William "Lefty" Gilday 1918-2011
Lefty passed away on September 9, 2011, while held captive in prison at MCI Shirley in Massachusetts.
William “Lefty” Gilday is a 60’s radical serving a life sentence for his involvement in bank expropriation, which ended with a police officer killed, in attempts to finance the anti-war movement during the Vietnam war.
Gilday is a former minor league baseball player from Amesbury, Massachusetts, who, while in his early to mid-thirties, was arrested and imprisoned on robbery charges. While imprisoned he met up with Stanely Bond, a Vietnam helicopter pilot also imprisoned on robbery charges. The two became friends and after their release, both entered into the Student Tutor Education Program(STEP), a program designed to help former inmates enter into university level education. Gilday enrolled into Boston’s Northeastern University with another fellow inmate, Robert Valeri. Bond entered into Brandeis University.
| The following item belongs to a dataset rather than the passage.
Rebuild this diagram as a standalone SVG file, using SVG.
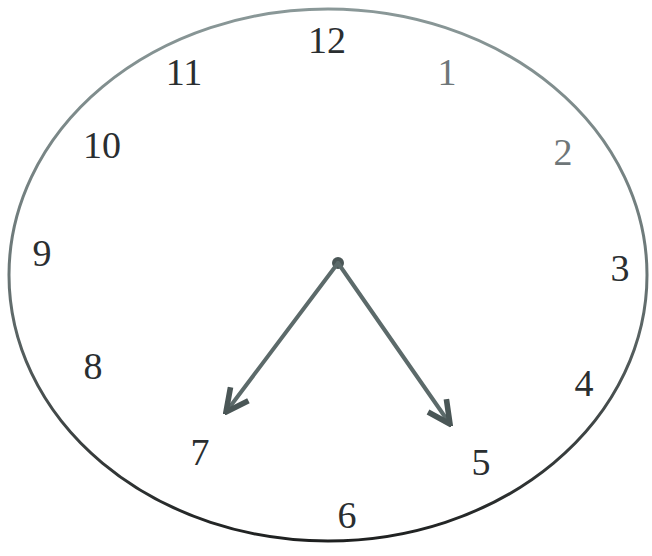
<svg xmlns="http://www.w3.org/2000/svg" width="652" height="556" viewBox="0 0 652 556">
  <style>
    .num { font-family: "Liberation Serif", "Times New Roman", serif; font-size: 38px; text-anchor: middle; dominant-baseline: central; fill: #2a2e30; }
    .faint { fill: #6e7678; }
    .hand { stroke: #5c6a6a; stroke-width: 4; fill: none; stroke-linecap: round; }
  </style>
  <defs>
    <linearGradient id="rim" x1="0" y1="0" x2="0" y2="1">
      <stop offset="0" stop-color="#8a9898"/>
      <stop offset="0.5" stop-color="#6a7676"/>
      <stop offset="1" stop-color="#1e2020"/>
    </linearGradient>
    <marker id="arrow" viewBox="0 0 10 10" refX="9" refY="5" markerWidth="7" markerHeight="7" orient="auto" markerUnits="strokeWidth">
      <path d="M1,1 L9,5 L1,9" fill="none" stroke="#4a5656" stroke-width="2"/>
    </marker>
  </defs>
  <rect width="652" height="556" fill="#ffffff"/>
  <g id="dial">
    <ellipse cx="328" cy="275" rx="319" ry="266" fill="none" stroke="url(#rim)" stroke-width="3"/>
  </g>
  <g id="numbers">
    <text class="num" x="327" y="40">12</text>
    <text class="num" x="184" y="72">11</text>
    <text class="num faint" x="447" y="72">1</text>
    <text class="num" x="102" y="145">10</text>
    <text class="num faint" x="563" y="152">2</text>
    <text class="num" x="42" y="253">9</text>
    <text class="num" x="620" y="268">3</text>
    <text class="num" x="93" y="366">8</text>
    <text class="num" x="584" y="383">4</text>
    <text class="num" x="200" y="452">7</text>
    <text class="num" x="481" y="462">5</text>
    <text class="num" x="347" y="515">6</text>
  </g>
  <g id="connectors">
    <circle cx="338" cy="263" r="6" fill="#4a5656"/>
    <line class="hand" x1="338" y1="263" x2="226" y2="412" marker-end="url(#arrow)"/>
    <line class="hand" x1="338" y1="263" x2="450" y2="424" marker-end="url(#arrow)"/>
  </g>
</svg>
It did not take long before the three former inmates got involved in the Student movements of the 1960’s. William Gilday and friends, became involved in Students for a Democratic Society (SDS) and later moved into a militant offshoot of SDS, known as the Weather Underground. Gilday began to organize around students rights and the anti-war movement. During this period, the three met up with Susan Saxe and Katherine Powers, two college students from Brandeis University.
On September 23, 1970, Gilday along with four other comrades entered the State Street Bank and Trust Company in Boston with the intent to expropriate funds to help finance the movement against the Vietnam War. The group retrieve $26,585 from the bank.
According to the FBI, Gilday and friends were a “radical, revolutionary group dedicated to attacking the United States military system and undermining police powers.” The FBI claimed it also had reason to believe the same group was responsible for an assault on the National Guard Armory at Newburyport, Massachusetts, on September 20, 1970 which left the armory heavily damaged by fire and explosions. Ammunition and a truck were seized during this action but were later recovered. It is also believed the group took part in the robbery of a savings and loan in Philadelphia earlier that year.
As Gilday and company left the bank, a Boston police officer, who had been alerted by a silent alarm, was shot and killed. Shortly after the incident Boston police obtained warrants for two college students, Susan Saxe and Katherine Powers, and former convicts Stanley Bond and William Gilday. The four were charged with murdering the policeman during the bank robbery. Bond and a fifth member of the group, Robert Valeri, were quickly apprehended. Days after the robbery, William Gilday was captured after pursuit by police cruisers and helicopter.
Gilday was tried and found guilty for the killing of the Boston police officer. He was sentenced to death but his sentence was later reduced to life imprisonment.
In 1972, Gilday’s codefendant, Stanley Bond, was killed in an explosion in Walpole State Prison. According to the authorities, Bond was making a bomb which was to be used during an attempted escape. Robert Valeri became a witness for the state against his accomplices, served time in prison for manslaughter and armed robbery, and was released.
The FBI claimed Saxe and Powers were able to elude authorities because of close relationships they developed within the women’s movement. FBI agents flooded the women’s communities of Boston, Philadelphia, Lexington (Kentucky), Hartford and New Haven. Their conspicuous interrogation of hundreds of politically active women, followed by highly publicized grand jury subpoenas and jailings, wreaked havoc in health collectives and other vital projects. Activists and potential supporters were scared off, and fear spread across the country, hampering women’s and lesbian organizing nationally.
In March of 1975, Susan Saxe was arrested in Philadelphia and served seven years in prison before finally being released. After twenty-three years on the run and five years on the ‘Most Wanted’ list, Katherine Powers was arrested in 1993 after turning herself in to police. She was sentenced to eight to twelve years in prison and was released in October of 1999.
Gilday is the only one still held captive. He is presently incarcerated in MCI Shirley in Shirley, Massachusetts.